Anatomy of OK1RD's fake C21XF 160m QSL

Fake 160m QSL:

This C21XF "QSL" for 160m which appears on the OK1RD web-site is fake. It is believed that OK1RD has used this fake QSL in order to claim DXCC credit for a 160m QSO with C21XF which never took place. The OK1RD web-site also claims that he has a LoTW confirmation for this non existent 160m QSO. With no such QSO in the C21XF log, there can be no LoTW confirmation.

Yes, Nigel G3TXF was active as C21XF (together with Roger G3SXW as C21SX) at this time, but C21XF was not active on 160m.

Sadly OK1RD appears to have faked a C21XF QSL in order to unfairly claim a credit for C21 Nauru on 160m.
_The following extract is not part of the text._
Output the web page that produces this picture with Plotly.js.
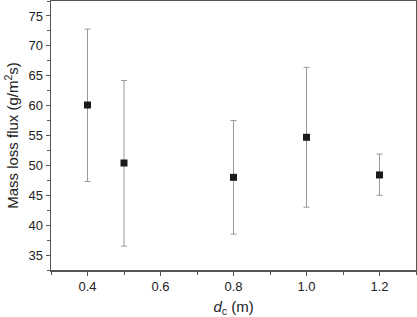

Such fakery discredits the entire ARRL DXCC program.

Discrepancies:

Although the printed label on this fake C21XF QSL appears to be similar to the labels used by G3TXF on his DX-pedition QSLs, it differs in several significant ways:

1. "559" : The RST field on G3TXF's DX-pedition QSLs is hard-printed as "599". There are never "personalised" RST reports, such as the "559" shown here.

2. "Nigel 73 G3TXF" : The small rubber stamp that was used on QSL labels for many years was always with RED ink, never with blue.
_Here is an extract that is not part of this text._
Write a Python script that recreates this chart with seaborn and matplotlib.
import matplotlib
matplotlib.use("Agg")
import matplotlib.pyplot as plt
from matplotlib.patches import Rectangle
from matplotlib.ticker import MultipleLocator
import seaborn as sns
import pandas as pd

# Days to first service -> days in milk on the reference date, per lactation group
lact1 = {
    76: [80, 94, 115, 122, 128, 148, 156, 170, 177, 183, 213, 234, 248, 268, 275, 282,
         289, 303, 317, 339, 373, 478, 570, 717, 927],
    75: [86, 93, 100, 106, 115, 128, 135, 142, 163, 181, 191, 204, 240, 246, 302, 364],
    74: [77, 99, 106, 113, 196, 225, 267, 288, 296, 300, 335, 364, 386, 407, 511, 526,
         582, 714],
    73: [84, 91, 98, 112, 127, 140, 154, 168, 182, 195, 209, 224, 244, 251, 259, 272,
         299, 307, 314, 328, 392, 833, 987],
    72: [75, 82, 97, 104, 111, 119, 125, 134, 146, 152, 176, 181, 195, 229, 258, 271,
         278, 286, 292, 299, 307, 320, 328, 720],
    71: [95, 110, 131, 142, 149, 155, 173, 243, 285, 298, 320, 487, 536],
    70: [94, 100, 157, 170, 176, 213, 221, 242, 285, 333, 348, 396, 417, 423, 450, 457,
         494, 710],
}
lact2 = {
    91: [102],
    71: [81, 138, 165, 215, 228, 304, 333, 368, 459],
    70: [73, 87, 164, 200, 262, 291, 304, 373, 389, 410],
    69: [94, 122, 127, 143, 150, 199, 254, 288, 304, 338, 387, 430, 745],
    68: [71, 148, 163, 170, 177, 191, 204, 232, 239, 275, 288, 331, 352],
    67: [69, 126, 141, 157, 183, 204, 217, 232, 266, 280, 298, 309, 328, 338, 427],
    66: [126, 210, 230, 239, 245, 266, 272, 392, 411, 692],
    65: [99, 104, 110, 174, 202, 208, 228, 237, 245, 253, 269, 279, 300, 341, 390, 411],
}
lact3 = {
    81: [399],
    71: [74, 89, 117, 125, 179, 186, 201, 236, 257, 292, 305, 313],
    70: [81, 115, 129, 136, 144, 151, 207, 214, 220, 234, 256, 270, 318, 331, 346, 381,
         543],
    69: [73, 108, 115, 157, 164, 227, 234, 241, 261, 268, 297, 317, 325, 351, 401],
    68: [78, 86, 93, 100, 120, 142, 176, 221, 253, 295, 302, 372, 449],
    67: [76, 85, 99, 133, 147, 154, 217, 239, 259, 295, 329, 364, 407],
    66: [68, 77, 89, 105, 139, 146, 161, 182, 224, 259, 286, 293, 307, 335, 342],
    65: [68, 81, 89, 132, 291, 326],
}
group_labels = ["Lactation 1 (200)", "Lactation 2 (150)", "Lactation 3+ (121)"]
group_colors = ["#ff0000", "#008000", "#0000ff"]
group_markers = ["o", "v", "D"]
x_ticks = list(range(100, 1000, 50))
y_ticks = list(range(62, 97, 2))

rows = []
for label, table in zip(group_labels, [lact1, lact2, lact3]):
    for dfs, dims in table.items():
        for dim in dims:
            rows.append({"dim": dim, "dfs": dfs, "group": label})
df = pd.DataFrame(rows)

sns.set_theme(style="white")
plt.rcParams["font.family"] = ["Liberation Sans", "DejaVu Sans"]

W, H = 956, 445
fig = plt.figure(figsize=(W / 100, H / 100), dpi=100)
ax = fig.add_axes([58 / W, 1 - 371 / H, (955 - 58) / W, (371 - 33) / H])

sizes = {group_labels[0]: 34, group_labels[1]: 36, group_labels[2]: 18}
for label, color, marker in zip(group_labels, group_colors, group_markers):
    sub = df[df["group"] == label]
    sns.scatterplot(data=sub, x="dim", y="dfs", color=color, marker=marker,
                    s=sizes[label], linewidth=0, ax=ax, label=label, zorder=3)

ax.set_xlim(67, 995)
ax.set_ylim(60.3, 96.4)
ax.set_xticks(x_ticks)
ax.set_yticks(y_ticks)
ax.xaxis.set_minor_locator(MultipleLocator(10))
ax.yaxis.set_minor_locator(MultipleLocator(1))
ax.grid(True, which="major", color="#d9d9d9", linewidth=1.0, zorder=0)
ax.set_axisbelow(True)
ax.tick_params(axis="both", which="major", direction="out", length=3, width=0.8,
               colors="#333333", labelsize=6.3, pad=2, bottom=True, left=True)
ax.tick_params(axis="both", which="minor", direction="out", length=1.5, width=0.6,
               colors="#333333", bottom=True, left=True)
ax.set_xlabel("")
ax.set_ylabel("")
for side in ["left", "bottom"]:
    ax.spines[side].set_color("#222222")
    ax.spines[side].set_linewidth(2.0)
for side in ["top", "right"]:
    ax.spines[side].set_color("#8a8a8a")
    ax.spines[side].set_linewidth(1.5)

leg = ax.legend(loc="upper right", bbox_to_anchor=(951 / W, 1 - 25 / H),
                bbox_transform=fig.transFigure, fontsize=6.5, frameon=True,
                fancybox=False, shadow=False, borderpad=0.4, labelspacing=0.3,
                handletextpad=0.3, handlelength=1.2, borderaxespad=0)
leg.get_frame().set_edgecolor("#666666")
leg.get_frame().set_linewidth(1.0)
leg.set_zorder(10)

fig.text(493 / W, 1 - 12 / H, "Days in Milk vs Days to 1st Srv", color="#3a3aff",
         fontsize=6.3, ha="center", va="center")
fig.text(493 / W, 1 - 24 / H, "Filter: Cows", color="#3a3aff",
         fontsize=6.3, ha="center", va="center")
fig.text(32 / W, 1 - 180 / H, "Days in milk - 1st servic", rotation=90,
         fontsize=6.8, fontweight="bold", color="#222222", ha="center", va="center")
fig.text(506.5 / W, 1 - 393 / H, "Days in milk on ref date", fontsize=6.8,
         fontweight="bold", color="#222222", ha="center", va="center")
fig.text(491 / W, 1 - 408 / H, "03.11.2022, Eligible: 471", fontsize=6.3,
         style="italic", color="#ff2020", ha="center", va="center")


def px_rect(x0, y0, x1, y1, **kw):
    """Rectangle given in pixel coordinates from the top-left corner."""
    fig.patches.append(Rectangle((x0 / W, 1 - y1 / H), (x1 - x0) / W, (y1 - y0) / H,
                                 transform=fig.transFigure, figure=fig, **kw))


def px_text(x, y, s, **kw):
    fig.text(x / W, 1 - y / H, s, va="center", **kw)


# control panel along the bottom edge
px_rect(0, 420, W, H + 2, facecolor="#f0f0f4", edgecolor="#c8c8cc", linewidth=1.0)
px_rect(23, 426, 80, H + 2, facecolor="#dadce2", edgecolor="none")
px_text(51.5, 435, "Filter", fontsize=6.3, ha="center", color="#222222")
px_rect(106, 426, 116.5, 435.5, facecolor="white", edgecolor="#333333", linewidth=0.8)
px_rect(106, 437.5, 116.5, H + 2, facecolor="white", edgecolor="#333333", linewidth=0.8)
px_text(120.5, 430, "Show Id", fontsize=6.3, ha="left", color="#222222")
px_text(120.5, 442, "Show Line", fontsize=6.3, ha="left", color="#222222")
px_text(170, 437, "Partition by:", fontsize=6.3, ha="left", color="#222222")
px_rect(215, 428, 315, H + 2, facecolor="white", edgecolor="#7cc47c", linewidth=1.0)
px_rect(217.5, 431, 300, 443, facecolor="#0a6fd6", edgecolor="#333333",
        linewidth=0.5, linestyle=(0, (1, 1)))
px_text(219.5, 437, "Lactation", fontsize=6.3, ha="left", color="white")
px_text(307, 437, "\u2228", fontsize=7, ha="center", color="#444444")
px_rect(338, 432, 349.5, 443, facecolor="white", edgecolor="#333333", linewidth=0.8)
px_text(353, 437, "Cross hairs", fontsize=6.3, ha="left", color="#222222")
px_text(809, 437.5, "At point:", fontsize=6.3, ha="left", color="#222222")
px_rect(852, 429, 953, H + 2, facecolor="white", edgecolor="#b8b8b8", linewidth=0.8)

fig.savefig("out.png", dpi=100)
3. "Tnx TOP band sked QSO" : there is no "personal comments" field on the G3TXF DX-pedition labels.

4. "Tnx TOP band sked QSO" : G3TXF would not use such poor English style (i.e "TOP band" and not "Top Band").

The QSL text clearly says the operation was "10m-80m", with no mention of 160m.

Source: It is understood that this fake C21XF QSL has been posted on OK1RD's web-site for some while, but it was only first observed by G3TXF in August 2016.

Update (29-Aug-2016):

This web-page was first published on Monday morning 29 August 2016. Following a flurry of E-mail exchanges, the fake C21XF QSL mysteriously disappeared from the OK1RD 160m QSL Gallery web-page on the same day. However the OK1RD web-site still claims that this 160m QSO is confirmed on LoTW. This is not correct. There is no such LoTW-confirmed 160m QSO in the C21XF log.